Alors ce serait ça : le profond dégoût dirait le tragique de la fuite du temps ? Les ravages d’une génération perdue, dissoute dans le fric trop facile et le sexe débridé ?
Non.
La forme chaotique ne dit pas uniquement, en forme de hurlement punk, que le chaos règne. Elle dit le bordel d’un tournage en forme d’expérimentation malsaine, elle dit la manipulation, elle suinte l’ambivalence de plans qui ne prennent nulle distance avec le regard d’un homme de 72 ans sur des sujets soumis à son bon vouloir. Certains sont allés jusqu’à saluer l’audace du réalisateur (dont c’est le premier film que je vois) qui représenterait sans fard sa part d’ombre, se mettant en danger, etc. Dans un roman, je veux bien. Mais avec des comédiens aussi juvéniles, c’est plus que dérangeant, il suffit de lire leur témoignages pour s’en convaincre. D’autant que le montage ne conduit à aucun propos, et fait des jeunes des complices davantage que des victimes, n’en déplaise à un suicide ou une scène de pleurs, un inceste terrifiant… Il ne suffit pas de tourner et regarder ce que ça donne, en détruisant un scénar au gré de délires voyeurs, déguisant le dilettantisme sous les oripeaux du film indé.
Alors non.
Sur les amours adolescentes sans idéalisation, on aura La vie d’Adèle, sur la destruction cynique postmoderne, Jeune et Jolie, Love Exposure, à la rigueur Palo Alto, leur rapport à la drogue, Candy, leur tentative de s’initier à l’amour, Elephant, Virgin Suicides, Naissance des pieuvres ou Trois souvenirs de ma jeunesse. Sur la pédophilie, on pourra prendre en compte les vaillantes tentatives d’Araki dans Mysterious Skin.

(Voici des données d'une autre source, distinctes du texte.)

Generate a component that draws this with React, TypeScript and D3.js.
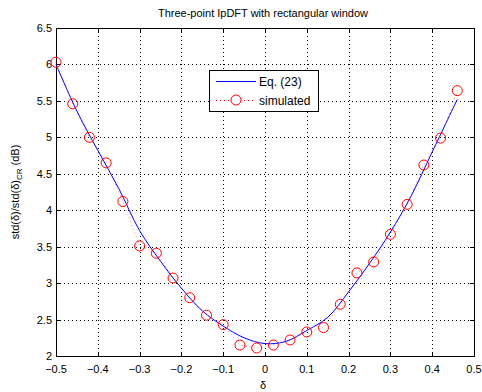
import React, { useEffect, useRef } from "react";
import * as d3 from "d3";

const titleText = "Three-point IpDFT with rectangular window";
const xTicks = [-0.5, -0.4, -0.3, -0.2, -0.1, 0, 0.1, 0.2, 0.3, 0.4, 0.5];
const yTicks = [2, 2.5, 3, 3.5, 4, 4.5, 5, 5.5, 6, 6.5];

// Eq. (23) curve samples
const curveX = [-0.5, -0.45, -0.4, -0.35, -0.3, -0.25, -0.2, -0.15, -0.1, -0.05, 0, 0.05, 0.1, 0.15, 0.2, 0.25, 0.3, 0.35, 0.4, 0.46];
const curveY = [6.0, 5.36, 4.82, 4.3, 3.72, 3.3, 2.93, 2.62, 2.41, 2.25, 2.17, 2.2, 2.35, 2.53, 2.88, 3.27, 3.7, 4.2, 4.8, 5.52];

// simulated points
const simX = [-0.5, -0.46, -0.42, -0.38, -0.34, -0.3, -0.26, -0.22, -0.18, -0.14, -0.1, -0.06, -0.02, 0.02, 0.06, 0.1, 0.14, 0.18, 0.22, 0.26, 0.3, 0.34, 0.38, 0.42, 0.46];
const simY = [6.03, 5.46, 5.0, 4.65, 4.12, 3.51, 3.41, 3.07, 2.8, 2.56, 2.43, 2.15, 2.11, 2.15, 2.22, 2.33, 2.39, 2.71, 3.14, 3.29, 3.67, 4.08, 4.62, 4.99, 5.64];

const W = 482;
const H = 392;
const FONT = "'Liberation Sans', Arial, Helvetica, sans-serif";

export default function App() {
  const ref = useRef<SVGSVGElement | null>(null);

  useEffect(() => {
    const svg = d3.select(ref.current);
    svg.selectAll("*").remove();

    const x = d3.scaleLinear().domain([-0.5, 0.5]).range([56, 474]);
    const y = d3.scaleLinear().domain([2, 6.5]).range([356, 28]);
    const [x0, x1] = x.range();
    const [y0, y1] = y.range();

    svg.append("rect").attr("width", W).attr("height", H).attr("fill", "#fff");
    svg.append("rect").attr("x", x0).attr("y", y1).attr("width", x1 - x0).attr("height", y0 - y1).attr("fill", "#fff");

    // grid
    const grid = svg.append("g").attr("stroke", "#000").attr("stroke-width", 1).attr("stroke-dasharray", "1,3").attr("shape-rendering", "crispEdges");
    xTicks.slice(1, -1).forEach((t) => {
      grid.append("line").attr("x1", Math.round(x(t)) + 0.5).attr("x2", Math.round(x(t)) + 0.5).attr("y1", y1).attr("y2", y0);
    });
    yTicks.slice(1, -1).forEach((t) => {
      grid.append("line").attr("y1", Math.round(y(t)) + 0.5).attr("y2", Math.round(y(t)) + 0.5).attr("x1", x0).attr("x2", x1);
    });

    // ticks (inward, all four sides)
    const tk = svg.append("g").attr("stroke", "#000").attr("stroke-width", 1).attr("shape-rendering", "crispEdges");
    const tl = 4;
    xTicks.forEach((t) => {
      const px = Math.round(x(t)) + 0.5;
      tk.append("line").attr("x1", px).attr("x2", px).attr("y1", y0).attr("y2", y0 - tl);
      tk.append("line").attr("x1", px).attr("x2", px).attr("y1", y1).attr("y2", y1 + tl);
    });
    yTicks.forEach((t) => {
      const py = Math.round(y(t)) + 0.5;
      tk.append("line").attr("y1", py).attr("y2", py).attr("x1", x0).attr("x2", x0 + tl);
      tk.append("line").attr("y1", py).attr("y2", py).attr("x1", x1).attr("x2", x1 - tl);
    });

    // box
    svg.append("rect").attr("x", x0 + 0.5).attr("y", y1 + 0.5).attr("width", x1 - x0).attr("height", y0 - y1)
      .attr("fill", "none").attr("stroke", "#000").attr("stroke-width", 1).attr("shape-rendering", "crispEdges");

    // tick labels
    const lab = svg.append("g").attr("font-family", FONT).attr("font-size", 11).attr("fill", "#000");
    xTicks.forEach((t) => {
      lab.append("text").attr("x", x(t)).attr("y", 373).attr("text-anchor", "middle").text(d3.format("")(t));
    });
    yTicks.forEach((t) => {
      lab.append("text").attr("x", 52).attr("y", y(t) + 4).attr("text-anchor", "end").text(d3.format("")(t));
    });

    // title
    svg.append("text").attr("x", 263).attr("y", 17).attr("text-anchor", "middle")
      .attr("font-family", FONT).attr("font-size", 11).text(titleText);

    // x label
    svg.append("text").attr("x", 263).attr("y", 389).attr("text-anchor", "middle")
      .attr("font-family", FONT).attr("font-size", 11).text("δ");

    // y label
    const yl = svg.append("text").attr("transform", `translate(19,${(y0 + y1) / 2}) rotate(-90)`)
      .attr("text-anchor", "middle").attr("font-family", FONT).attr("font-size", 11);
    yl.append("tspan").text("std(δ)/std(δ)");
    yl.append("tspan").attr("font-size", 8).attr("dy", 3).text("CR");
    yl.append("tspan").attr("dy", -3).text("  (dB)");

    // curve
    const curveData = curveX.map((v, i) => [v, curveY[i]] as [number, number]);
    const line = d3.line<[number, number]>().x((d) => x(d[0])).y((d) => y(d[1])).curve(d3.curveCatmullRom);
    svg.append("path").datum(curveData).attr("d", line).attr("fill", "none").attr("stroke", "#0000ff").attr("stroke-width", 1);

    // simulated
    const simData = simX.map((v, i) => [v, simY[i]] as [number, number]);
    const sline = d3.line<[number, number]>().x((d) => x(d[0])).y((d) => y(d[1]));
    svg.append("path").datum(simData).attr("d", sline).attr("fill", "none").attr("stroke", "#ff0000")
      .attr("stroke-width", 1).attr("stroke-dasharray", "1,3").attr("opacity", 0.5);
    svg.append("g").selectAll("circle").data(simData).join("circle")
      .attr("cx", (d) => x(d[0])).attr("cy", (d) => y(d[1])).attr("r", 5)
      .attr("fill", "none").attr("stroke", "#ff0000").attr("stroke-width", 1);

    // legend
    const lg = svg.append("g");
    lg.append("rect").attr("x", 209.5).attr("y", 70.5).attr("width", 109).attr("height", 41)
      .attr("fill", "#fff").attr("stroke", "#000").attr("stroke-width", 1).attr("shape-rendering", "crispEdges");
    lg.append("line").attr("x1", 216).attr("x2", 256).attr("y1", 81.5).attr("y2", 81.5).attr("stroke", "#0000ff").attr("stroke-width", 1);
    lg.append("line").attr("x1", 216).attr("x2", 256).attr("y1", 100.5).attr("y2", 100.5).attr("stroke", "#ff0000")
      .attr("stroke-width", 1).attr("stroke-dasharray", "1,3");
    lg.append("circle").attr("cx", 236).attr("cy", 100).attr("r", 5).attr("fill", "#fff").attr("stroke", "#ff0000").attr("stroke-width", 1);
    lg.append("text").attr("x", 259).attr("y", 86).attr("font-family", FONT).attr("font-size", 12).text("Eq. (23)");
    lg.append("text").attr("x", 259).attr("y", 105).attr("font-family", FONT).attr("font-size", 12).text("simulated");
  }, []);

  return (
    <svg ref={ref} width={W} height={H} style={{ position: "absolute", left: 0, top: 0, display: "block" }} />
  );
}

Ce sont à chaque fois des œuvres de fiction portées par un(e) cinéaste en empathie avec ses personnages et les comédiens qui les incarne, quitte à les bousculer comme le fit Kechiche. Mais c’est bien là la différence majeure avec ce projet dont les intentions avouées ne peuvent que se conclure sur un rejet radical.